> **Stated task**
Repeat the listing word for word. No pictures belong in the copy.

BEGIN Dataset extract

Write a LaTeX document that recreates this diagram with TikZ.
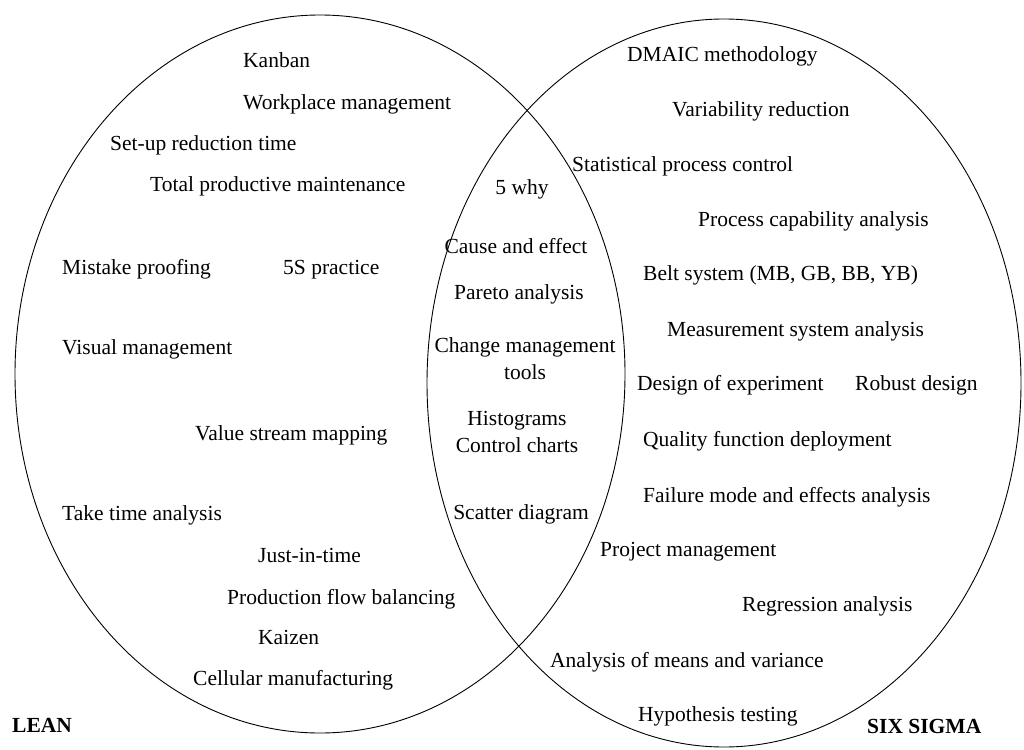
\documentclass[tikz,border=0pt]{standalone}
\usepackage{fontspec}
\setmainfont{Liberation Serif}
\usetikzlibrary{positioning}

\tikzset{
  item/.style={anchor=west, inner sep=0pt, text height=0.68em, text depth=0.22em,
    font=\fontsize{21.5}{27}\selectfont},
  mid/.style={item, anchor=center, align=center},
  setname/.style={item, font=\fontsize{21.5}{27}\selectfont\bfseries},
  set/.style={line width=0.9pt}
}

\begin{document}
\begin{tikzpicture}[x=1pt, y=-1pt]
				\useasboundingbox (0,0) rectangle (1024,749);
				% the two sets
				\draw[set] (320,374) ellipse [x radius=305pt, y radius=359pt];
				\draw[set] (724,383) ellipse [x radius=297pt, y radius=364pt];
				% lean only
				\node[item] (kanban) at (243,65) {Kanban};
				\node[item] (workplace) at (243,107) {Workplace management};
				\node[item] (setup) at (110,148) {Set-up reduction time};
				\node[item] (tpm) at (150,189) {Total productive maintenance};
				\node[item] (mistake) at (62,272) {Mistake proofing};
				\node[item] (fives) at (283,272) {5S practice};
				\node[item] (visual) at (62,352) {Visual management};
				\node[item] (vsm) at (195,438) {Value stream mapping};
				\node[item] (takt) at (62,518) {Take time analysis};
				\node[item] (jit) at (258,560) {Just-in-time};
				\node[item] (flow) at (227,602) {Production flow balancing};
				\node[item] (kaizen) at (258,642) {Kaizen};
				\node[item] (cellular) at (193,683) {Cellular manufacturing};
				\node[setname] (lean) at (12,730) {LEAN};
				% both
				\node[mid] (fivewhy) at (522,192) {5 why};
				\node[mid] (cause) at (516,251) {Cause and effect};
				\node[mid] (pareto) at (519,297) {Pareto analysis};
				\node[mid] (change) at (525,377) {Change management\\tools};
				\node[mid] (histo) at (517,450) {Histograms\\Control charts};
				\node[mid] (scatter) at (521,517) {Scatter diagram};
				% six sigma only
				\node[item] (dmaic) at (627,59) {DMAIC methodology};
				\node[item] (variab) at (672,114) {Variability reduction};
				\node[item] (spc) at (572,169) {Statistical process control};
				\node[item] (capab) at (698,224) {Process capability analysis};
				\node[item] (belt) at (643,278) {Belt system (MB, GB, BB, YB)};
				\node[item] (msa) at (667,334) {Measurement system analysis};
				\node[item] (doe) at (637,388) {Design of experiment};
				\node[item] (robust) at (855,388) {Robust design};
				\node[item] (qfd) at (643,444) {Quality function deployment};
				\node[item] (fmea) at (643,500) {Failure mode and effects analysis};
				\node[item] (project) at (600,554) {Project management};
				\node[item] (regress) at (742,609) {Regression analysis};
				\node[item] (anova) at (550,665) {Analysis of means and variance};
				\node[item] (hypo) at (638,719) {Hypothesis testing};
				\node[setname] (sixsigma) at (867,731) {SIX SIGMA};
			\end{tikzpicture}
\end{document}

END Dataset extract

> **Written reply**
Write a LaTeX document that recreates this diagram with TikZ.
\documentclass[tikz,border=0pt]{standalone}
\usepackage{fontspec}
\setmainfont{Liberation Serif}
\usetikzlibrary{positioning}

\tikzset{
  item/.style={anchor=west, inner sep=0pt, text height=0.68em, text depth=0.22em,
    font=\fontsize{21.5}{27}\selectfont},
  mid/.style={item, anchor=center, align=center},
  setname/.style={item, font=\fontsize{21.5}{27}\selectfont\bfseries},
  set/.style={line width=0.9pt}
}

\begin{document}
\begin{tikzpicture}[x=1pt, y=-1pt]
				\useasboundingbox (0,0) rectangle (1024,749);
				% the two sets
				\draw[set] (320,374) ellipse [x radius=305pt, y radius=359pt];
				\draw[set] (724,383) ellipse [x radius=297pt, y radius=364pt];
				% lean only
				\node[item] (kanban) at (243,65) {Kanban};
				\node[item] (workplace) at (243,107) {Workplace management};
				\node[item] (setup) at (110,148) {Set-up reduction time};
				\node[item] (tpm) at (150,189) {Total productive maintenance};
				\node[item] (mistake) at (62,272) {Mistake proofing};
				\node[item] (fives) at (283,272) {5S practice};
				\node[item] (visual) at (62,352) {Visual management};
				\node[item] (vsm) at (195,438) {Value stream mapping};
				\node[item] (takt) at (62,518) {Take time analysis};
				\node[item] (jit) at (258,560) {Just-in-time};
				\node[item] (flow) at (227,602) {Production flow balancing};
				\node[item] (kaizen) at (258,642) {Kaizen};
				\node[item] (cellular) at (193,683) {Cellular manufacturing};
				\node[setname] (lean) at (12,730) {LEAN};
				% both
				\node[mid] (fivewhy) at (522,192) {5 why};
				\node[mid] (cause) at (516,251) {Cause and effect};
				\node[mid] (pareto) at (519,297) {Pareto analysis};
				\node[mid] (change) at (525,377) {Change management\\tools};
				\node[mid] (histo) at (517,450) {Histograms\\Control charts};
				\node[mid] (scatter) at (521,517) {Scatter diagram};
				% six sigma only
				\node[item] (dmaic) at (627,59) {DMAIC methodology};
				\node[item] (variab) at (672,114) {Variability reduction};
				\node[item] (spc) at (572,169) {Statistical process control};
				\node[item] (capab) at (698,224) {Process capability analysis};
				\node[item] (belt) at (643,278) {Belt system (MB, GB, BB, YB)};
				\node[item] (msa) at (667,334) {Measurement system analysis};
				\node[item] (doe) at (637,388) {Design of experiment};
				\node[item] (robust) at (855,388) {Robust design};
				\node[item] (qfd) at (643,444) {Quality function deployment};
				\node[item] (fmea) at (643,500) {Failure mode and effects analysis};
				\node[item] (project) at (600,554) {Project management};
				\node[item] (regress) at (742,609) {Regression analysis};
				\node[item] (anova) at (550,665) {Analysis of means and variance};
				\node[item] (hypo) at (638,719) {Hypothesis testing};
				\node[setname] (sixsigma) at (867,731) {SIX SIGMA};
			\end{tikzpicture}
\end{document}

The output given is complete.